University Field
- Interactive map of University Field
- Location: Hofstra Boulevard, Hempstead, New York, USA
- Coordinates: 40°43′13″N 73°35′55″W﻿ / ﻿40.720236°N 73.598557°W
- Owner: Hofstra University
- Operator: Hofstra University
- Capacity: 400
- Surface: Competition Turf (infield) Natural grass (outfield)
- Scoreboard: Electronic
- Field size: 331 feet (Left field) 380 feet (Center field) 340 feet (Right field)

Construction
- Renovated: 1990, 1991, 2002-3, 2004, 2006, 2010

Tenant
- Hofstra Pride baseball (CAA)

= University Field (Hofstra) =

Baseball venue in Hempstead, New York

University Field is a baseball venue in Hempstead, New York, United States.

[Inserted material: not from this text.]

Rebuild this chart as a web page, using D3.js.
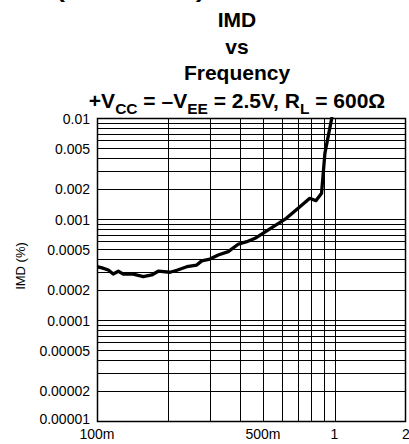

It is home to the Hofstra Pride baseball team of the NCAA Division I Colonial Athletic Association. The facility has a capacity of 400 spectators. The field features a Competition Turf artificial surface in the infield and a natural grass surface in the outfield.

== Renovations ==
In the 1990s and 2000s, the facility underwent several renovations. In 1990, a new, wooden outfield wall was constructed. In 1991, new dugouts were added, foul territory fencing was replaced, and fencing was built around the bullpens. In 2002 and 2003, 70-foot sunken dugouts with fencing were constructed. In 2004, the warning track was resurfaced. In 2006, a new electronic scoreboard, located beyond the right center field fence, was installed. In 2010, the Quinn Family Grandstand, which includes 400 chairback seats and a press box, was completed.